Como ya nada quiere ser exactamente contemplado, sino sólo visualmente absorbido y
circular sin dejar huellas, dibujando en cierto modo la forma estética simplificada del intercambio
imposible, es difícil hoy en día recobrar las apariencias. De suerte que el discurso que lo
explicara sería un discurso en el que no hay nada que decir, el equivalente de un mundo en el
que no hay nada que ver. El equivalente de un objeto puro, de un objeto que no lo es. La
equivalencia armoniosa de la nada por la nada, del Mal por el Mal. Pero el objeto que no lo es
nos obsesiona sin parar con su presencia vacía e inmaterial. Todo el problema consiste, en las
fronteras de la nada, en materializar esta nada, en las fronteras del vacío, en trazar la filigrana
del vacío, en las fronteras de la indiferencia, en jugar de acuerdo con las reglas misteriosas de
la indiferencia.
La identificación del mundo es inútil. Hay que captar las cosas en su sueño, o en
cualquier otra coyuntura en la que se ausenten de sí mismas. Igual que en las «Bellas
Durmientes», donde los ancianos pasan la noche al lado de esas mujeres, locos de deseo, pero
sin tocarlas, y se eclipsan antes de su despertar. También ellos se tienden al lado de un objeto
que no lo es, y cuya indiferencia total estimula el sentido erótico. Pero lo más enigmático es
que nada permite saber si ellas duermen realmente o si disfrutan maliciosamente, desde el
fondo de su sueño, de su seducción y de su propio deseo en suspenso.
No ser sensible a este grado de irrealidad y de juego, de malicia y de espiritualidad
irónica del lenguaje y del mundo, equivale, en efecto, a no ser capaz de vivir. La inteligencia no
es otra cosa que el presentimiento de la ilusión universal hasta en la pasión amorosa, sin que
ésta, sin embargo, se vea alterada en su movimiento natural. Existe algo más fuerte que la
pasión: la ilusión. Existe algo más fuerte que el sexo o la felicidad: la pasión de la ilusión.
La identificación del mundo es inútil. Ni siquiera podemos identificar nuestro rostro, ya
que su simetría se ve alterada por el espejo. Verla tal cual es sería una locura, ya que no
tendríamos secreto para nosotros mismos, y nos veríamos, por tanto, aniquilados por
transparencia. ¿Acaso el hombre no ha evolucionado hacia una forma tal que su rostro se le
hace invisible y se convierte definitivamente en no identificable, no sólo en el secreto de su
rostro, sino en el de cualquiera de sus deseos? Pues ocurre lo mismo con cualquier objeto, que
sólo nos llega definitivamente alterado, incluso en la pantalla de la ciencia, incluso en el espejo
de la información, incluso en la pantalla de nuestro cerebro. Así pues, todas las cosas se
ofrecen sin la esperanza de ser otra cosa que la ilusión de sí mismas. Y está bien que sea así.

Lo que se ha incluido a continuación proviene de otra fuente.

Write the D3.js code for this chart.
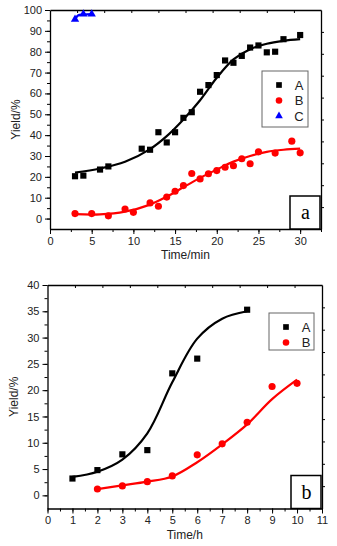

Menos mal que los objetos que se nos aparecen siempre han desaparecido ya. Menos mal que
nada se nos aparece en tiempo real, ni siquiera las estrellas en el cielo nocturno. Si la velocidad de
la luz fuera infinita, todas las estrellas estarían allí simultáneamente, y la bóveda del cielo sería de
una incandescencia insoportable. Menos mal que nada pasa en el tiempo real, de lo contrario nos
veríamos sometidos, en la información, a la luz de todos los acontecimientos, y el presente sería de
una incandescencia insoportable. Menos mal que vivimos bajo la forma de una ilusión vital, bajo la
forma de una ausencia, de una irrealidad, de una no inmediatez de las cosas. Menos mal que nada
es instantáneo, ni simultáneo, ni contemporáneo. Menos mal que nada está presente ni es idéntico
a sí mismo. Menos mal que la realidad no existe. Menos mal que el crimen nunca es perfecto.